In between the meetings, I've been writing my syllabi (or, to be more accurate, revising my syllabi, since I've taught both of the courses before), organizing existing secondary texts for my grad seminar, and reviewing potential replacement secondary texts that might or might not be newer/better than some of the ones I have. I'm planning to give students several options by which they can access these texts--they can either read/Xerox them in the library as a print text on reserve, or download/print them onto any computer via clickable links on the official course blog. (And some of them are already available online in the university's subscription research databases.) This means, though, that I have a fair bit of scanning that I'm going to need to do for the course. It will be a good time investment, though, because once in place, I can easily reuse them, and it will be much more time efficient and cost effective than having to make copies or assemble a course packet.

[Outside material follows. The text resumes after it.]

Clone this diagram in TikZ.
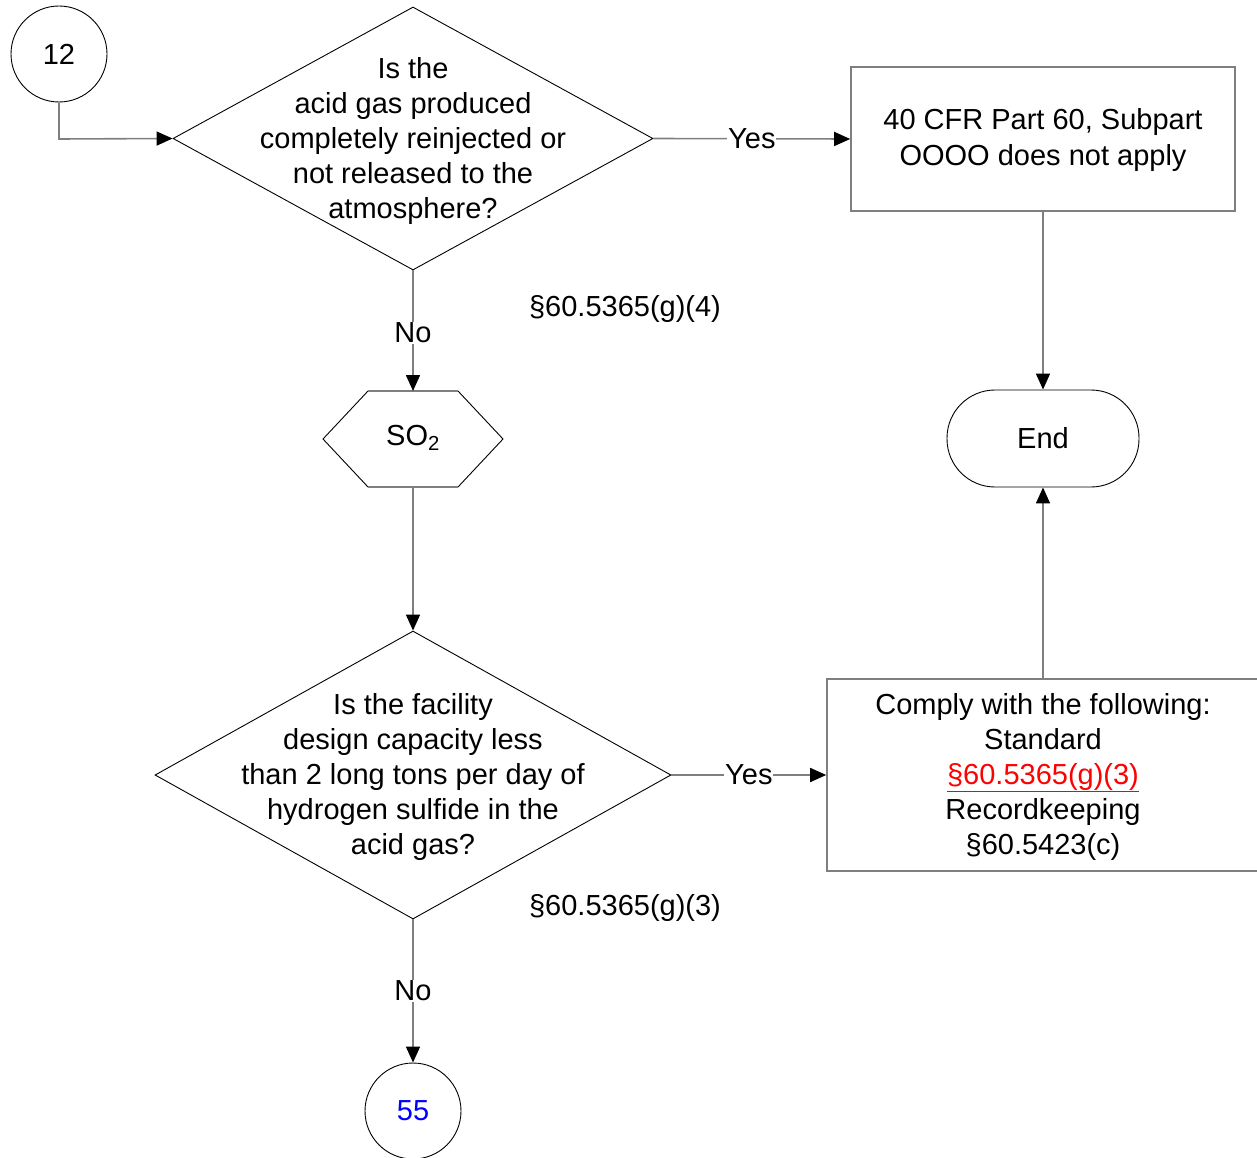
\documentclass[tikz,border=0pt]{standalone}
\usepackage{fontspec}
\setmainfont{Liberation Sans}
\usetikzlibrary{shapes.geometric,arrows.meta}
\definecolor{linegray}{HTML}{7F7F7F}
\begin{document}
\begin{tikzpicture}[x=1pt,y=-1pt,
  every node/.style={font=\fontsize{29}{35}\selectfont, inner sep=0pt},
  conn/.style={draw=linegray, line width=1.6pt, -{Triangle[length=16pt,width=14pt,color=black]}},
  plainconn/.style={draw=linegray, line width=1.6pt},
  outline/.style={draw=black, line width=0.9pt},
  boxed/.style={draw=linegray, line width=1.6pt, rectangle},
  lbl/.style={fill=white, inner sep=1pt},
  txt/.style={align=center}]
\useasboundingbox (0,0) rectangle (1257,1158);
% connector circle 12
\node[outline, circle, minimum size=96pt] (c12) at (59,54) {12};
% diamond 1
\node[outline, diamond, minimum width=480pt, minimum height=263pt, aspect=1.825] (d1) at (413,138.5) {};
\node[txt] (d1t) at (413,141) {Is the\\acid gas produced\\completely reinjected or\\not released to the\\atmosphere?};
% box 1
\node[boxed, minimum width=384pt, minimum height=144pt] (b1) at (1043,139) {};
\node[txt] (b1t) at (1043,140) {40 CFR Part 60, Subpart\\[1pt]OOOO does not apply};
% End
\node[draw=black, line width=0.9pt, rectangle, rounded corners=48pt, minimum width=192pt, minimum height=97pt] (end) at (1043,438.5) {End};
% hexagon
\coordinate (hxt) at (413,391);
\coordinate (hxb) at (413,487);
\draw[outline] (368,391) -- (323,439) -- (368,487);
\draw[outline] (458,391) -- (503,439) -- (458,487);
\draw[plainconn] (368,391) -- (458,391);
\draw[plainconn] (368,487) -- (458,487);
\node (hx) at (413,438) {SO\textsubscript{2}};
% diamond 2
\node[outline, diamond, minimum width=516pt, minimum height=288pt, aspect=1.79] (d2) at (413,775) {};
\node[txt] (d2t) at (413,777) {Is the facility\\design capacity less\\than 2 long tons per day of\\hydrogen sulfide in the\\acid gas?};
% box 2
\node[boxed, minimum width=432pt, minimum height=192pt] (b2) at (1043,775) {};
\node[txt] (b2t) at (1043,776.5) {Comply with the following:\\Standard\\{\color{red}\underline{§60.5365(g)(3)}}\\Recordkeeping\\§60.5423(c)};
% circle 55
\node[outline, circle, minimum size=96pt, text=blue] (c55) at (413,1111) {55};
% references
\node (r1) at (625,309) {§60.5365(g)(4)};
\node (r2) at (625,908) {§60.5365(g)(3)};
% connectors
\coordinate (k1) at (59,139);
\draw[conn] (c12.south) -- (k1) -- (d1.west);
\draw[conn] (d1.east) -- node[lbl]{Yes} (b1.west);
\draw[conn] (b1.south) -- (end.north);
\draw[conn] (d1.south) -- node[lbl, pos=0.5, yshift=-2pt]{No} (hxt);
\draw[conn] (hxb) -- (d2.north);
\draw[conn] (d2.east) -- node[lbl]{Yes} (b2.west);
\draw[conn] (b2.north) -- (end.south);
\draw[conn] (d2.south) -- node[lbl, pos=0.5]{No} (c55.north);
\end{tikzpicture}
\end{document}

Today, I completely reorganized my cartoon porn bookshelves into a more logical and user-friendly system and now, barring the systematic overhauling of my filing system, my office rehabbing is officially "done." I also drafted up an invite letter inviting a Big Deal Writer to come to campus, and prepared a sample syllabus (for a course I'm not teaching this semester) and preliminary notes/strategies on behalf of the creative writing faculty in preparation for the general education requirements overhaul.

Furthermore, I met my new faculty mentee (and her husband) today, as I was asked to serve as a mentor in the college of arts & sciences mentoring program. They were both just delightful--funny, smart, interesting.

What I haven't been able to get accomplished, however, is any of my own writing, and after having been doing that full time all throughout the past year, I've been feeling a little sick in the pit of my stomach over it. My fear, I suppose, is that once I get sucked back into the academic grind (which a part of me obviously really enjoys), I'll find that I barely have any time to write. I've made a promise to myself, though, to do less squeezing of my writing schedule to fit into my academic schedule, and more squeezing of my academic schedule to fit into my writing schedule for a change.